I am stating how I define my personal reality in the emergent universe that we experience. Other people are free to define it in their own way. I believe that consciousness is an emergent property of our brains, and that our consciousness allows us to build a "movie" in our heads that simulates the emergent realities we experience. But I don't understand how our brains work at a fundamental level to create this "movie".

There are things that we cannot sense that are nevertheless apart of reality. Of course, we cannot sense things that are not apart of reality. The question becomes, if we cannot sense something, where does the inability lay? Is it because of limited sensory ability or simply because it's not apart of reality? There may be things that are most certainly apart of reality that our senses are ill-equipped to perceive.

I think it is because our sensory abilities are limited, by physics (boundary of the observable universe, inability to travel in time etc), by our evolutionary development, and by the fact that our instruments/experiments are limited in their abilities.
 
There's that "my" rearing its head. That we perceive reality is itself apart of reality, but reality as a whole encompasses far more. As I travel up the sanddune and just before I clip the crest of the hill, what awaits me on the other side may not be apart of "my reality" in the sense that I have not perceived what I'm about to, but if what awaits me on the other side of that dune would not be immeniently discovered if it were not already apart of reality as it is.

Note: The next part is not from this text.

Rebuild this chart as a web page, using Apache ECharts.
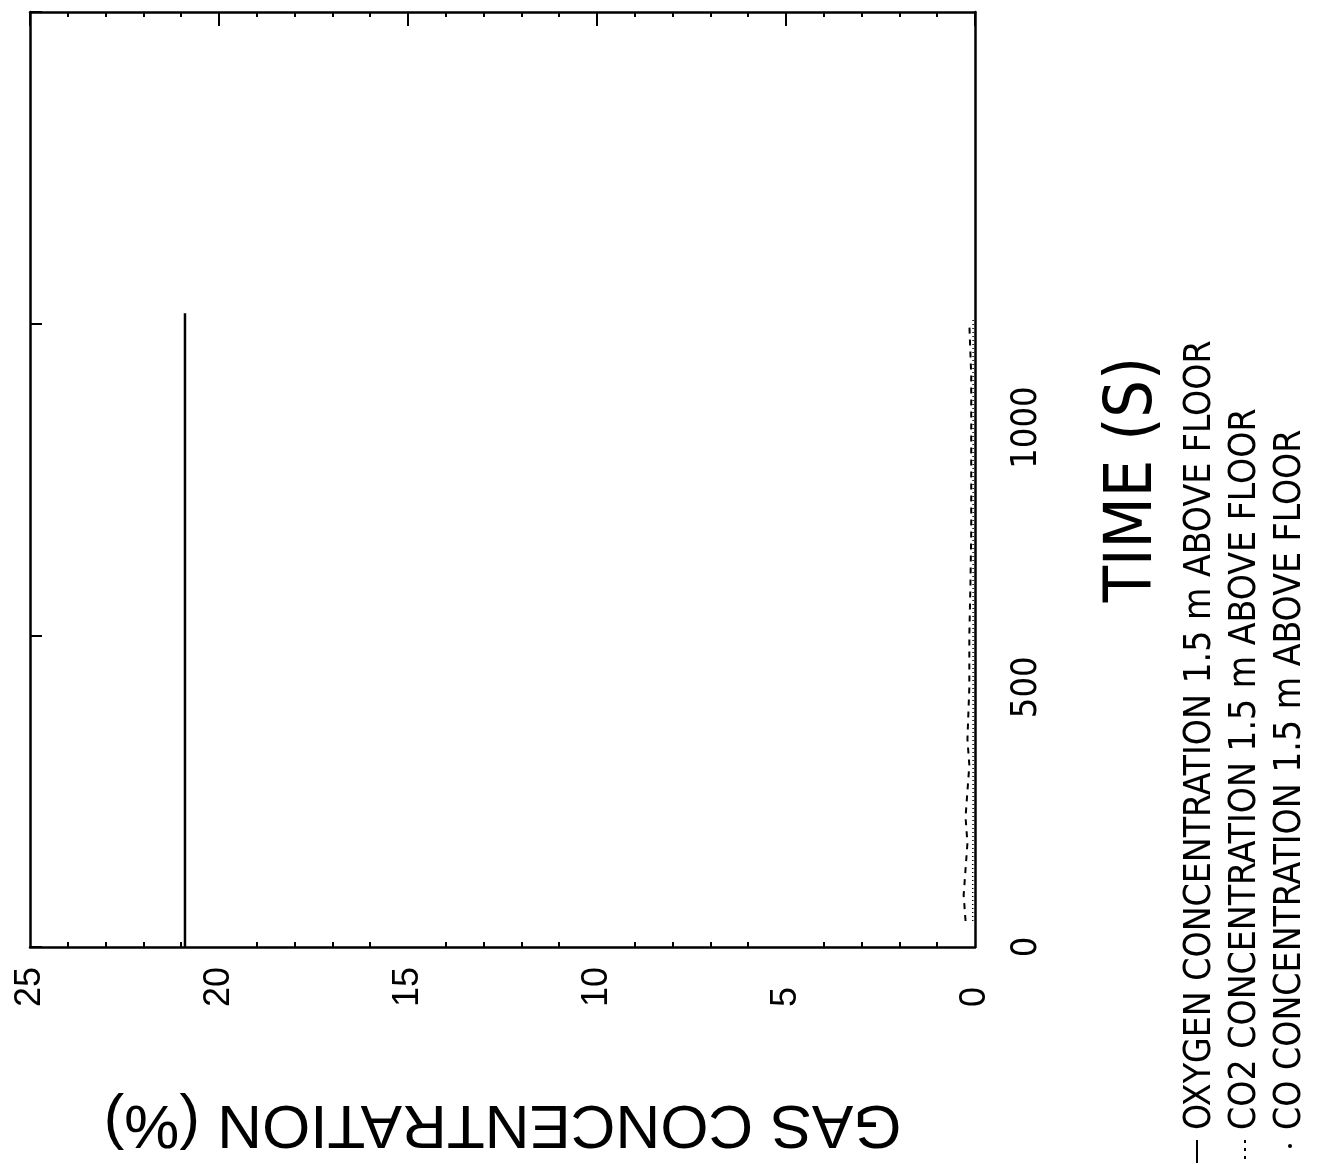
<!DOCTYPE html>
<html>
<head>
<meta charset="utf-8">
<script src="https://cdn.jsdelivr.net/npm/echarts@6/dist/echarts.min.js"></script>
<style>
html,body{margin:0;padding:0;background:#fff;}
#c{width:1322px;height:1165px;}
</style>
</head>
<body>
<div id="c"></div>
<script>
// ---- data (time in s, concentration in %) ----
var o2Time = [0, 100, 200, 300, 400, 500, 600, 700, 800, 900, 1000, 1100, 1220];
var o2Vals = [20.9, 20.9, 20.9, 20.9, 20.9, 20.9, 20.9, 20.9, 20.9, 20.9, 20.9, 20.9, 20.9];
var co2Time = [50, 100, 150, 200, 250, 300, 350, 400, 500, 600, 700, 800, 900, 1000, 1100, 1200];
var co2Vals = [0.25, 0.3, 0.25, 0.2, 0.25, 0.2, 0.15, 0.2, 0.15, 0.15, 0.12, 0.1, 0.1, 0.1, 0.1, 0.15];
var coTime = [50, 150, 250, 350, 450, 550, 650, 750, 850, 950, 1050, 1150, 1210];
var coVals = [0.06, 0.06, 0.05, 0.05, 0.05, 0.05, 0.05, 0.05, 0.05, 0.05, 0.05, 0.05, 0.05];
var concTicks = [0, 5, 10, 15, 20, 25];
var timeTicks = [0, 500, 1000, 1500];
var seriesNames = ['OXYGEN CONCENTRATION 1.5 m ABOVE FLOOR', 'CO2 CONCENTRATION 1.5 m ABOVE FLOOR', 'CO CONCENTRATION 1.5 m ABOVE FLOOR'];

function pairs(t, v) { return t.map(function (x, i) { return [v[i], x]; }); }

var REG = "'Liberation Sans', Arial, sans-serif";
var NAR = "'Liberation Sans Narrow', 'DejaVu Sans Condensed', 'Liberation Sans', sans-serif";

var chart = echarts.init(document.getElementById('c'), null, {renderer: 'canvas'});
var legendX = [1200, 1245, 1290];
var graphics = [
  {type: 'line', shape: {x1: 1197, y1: 1140, x2: 1197, y2: 1163}, style: {stroke: '#000', lineWidth: 2}},
  {type: 'line', shape: {x1: 1245, y1: 1140, x2: 1245, y2: 1163}, style: {stroke: '#000', lineWidth: 2, lineDash: [3, 5]}},
  {type: 'circle', shape: {cx: 1290, cy: 1146, r: 2}, style: {fill: '#000'}}
];
seriesNames.forEach(function (n, i) {
  graphics.push({
    type: 'text', x: legendX[i], y: 1130, rotation: Math.PI / 2,
    style: {text: n, fill: '#000', font: '37px ' + NAR, align: 'left', verticalAlign: 'middle', textAlign: 'left', textVerticalAlign: 'middle'}
  });
});

chart.setOption({
  animation: false,
  backgroundColor: '#fff',
  grid: {left: 30, right: 347, top: 12, bottom: 218, containLabel: false},
  xAxis: [
    {
      type: 'value', position: 'bottom', min: 0, max: 25, interval: 5, inverse: true,
      axisLine: {show: true, onZero: false, lineStyle: {color: '#000', width: 2.5}},
      axisTick: {show: false, inside: true},
      minorTick: {show: true, splitNumber: 5, length: 5, lineStyle: {color: '#000', width: 2}},
      splitLine: {show: false},
      axisLabel: {
        show: true, rotate: 90, align: 'left', verticalAlign: 'middle', margin: 60,
        fontSize: 36, fontFamily: REG, color: '#000',
        customValues: concTicks,
        formatter: function (v) { return String(v); }
      },
      name: 'GAS CONCENTRATION (%)', nameLocation: 'middle', nameRotate: 180, nameGap: 176,
      nameTextStyle: {fontSize: 62, fontFamily: REG, color: '#000', verticalAlign: 'middle', align: 'center'}
    },
    {
      type: 'value', position: 'top', min: 0, max: 25, interval: 5, inverse: true,
      axisLine: {show: true, onZero: false, lineStyle: {color: '#000', width: 2.5}},
      axisTick: {show: true, inside: true, length: 14, lineStyle: {color: '#000', width: 2}},
      minorTick: {show: true, splitNumber: 5, length: 5, lineStyle: {color: '#000', width: 2}},
      splitLine: {show: false},
      axisLabel: {show: false}
    }
  ],
  yAxis: [
    {
      type: 'value', position: 'right', min: 0, max: 1800, interval: 500,
      axisLine: {show: true, onZero: false, lineStyle: {color: '#000', width: 2.5}},
      axisTick: {show: false},
      splitLine: {show: false},
      axisLabel: {
        show: true, rotate: 90, margin: 34, showMaxLabel: false,
        fontSize: 36, fontFamily: NAR, color: '#000',
        customValues: timeTicks,
        formatter: function (v) { return String(v); }
      },
      name: 'TIME (S)', nameLocation: 'middle', nameRotate: 90, nameGap: 126,
      nameTextStyle: {fontSize: 66, fontFamily: NAR, color: '#000'}
    },
    {
      type: 'value', position: 'left', min: 0, max: 1800, interval: 600,
      axisLine: {show: true, onZero: false, lineStyle: {color: '#000', width: 2.5}},
      axisTick: {show: true, inside: true, length: 12, lineStyle: {color: '#000', width: 2}},
      splitLine: {show: false},
      axisLabel: {show: false}
    }
  ],
  graphic: graphics,
  series: [
    {
      name: seriesNames[0], type: 'line', xAxisIndex: 0, yAxisIndex: 0, symbol: 'none',
      lineStyle: {color: '#000', width: 2.5, type: 'solid'}, data: pairs(o2Time, o2Vals)
    },
    {
      name: seriesNames[1], type: 'line', xAxisIndex: 0, yAxisIndex: 0, symbol: 'none',
      lineStyle: {color: '#000', width: 2, type: [6, 6]}, data: pairs(co2Time, co2Vals)
    },
    {
      name: seriesNames[2], type: 'line', xAxisIndex: 0, yAxisIndex: 0, symbol: 'none',
      lineStyle: {color: '#000', width: 1.5, type: [1, 3]}, data: pairs(coTime, coVals)
    }
  ]
});
</script>
</body>
</html>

You talk about "your personal reality." That has no meaningful bearing on reality, which is itself an objective phenomena. Sure, your personal reality is apart of reality, but that's like saying your perception of reality is apart of reality. Yes, it is, but reality (again) is far far more than our perceptions of what is. Reality is, what is. It's all (all) of what is. So, reality is far more (far far more) than our perceptions but also what our perceptions are perceptions of.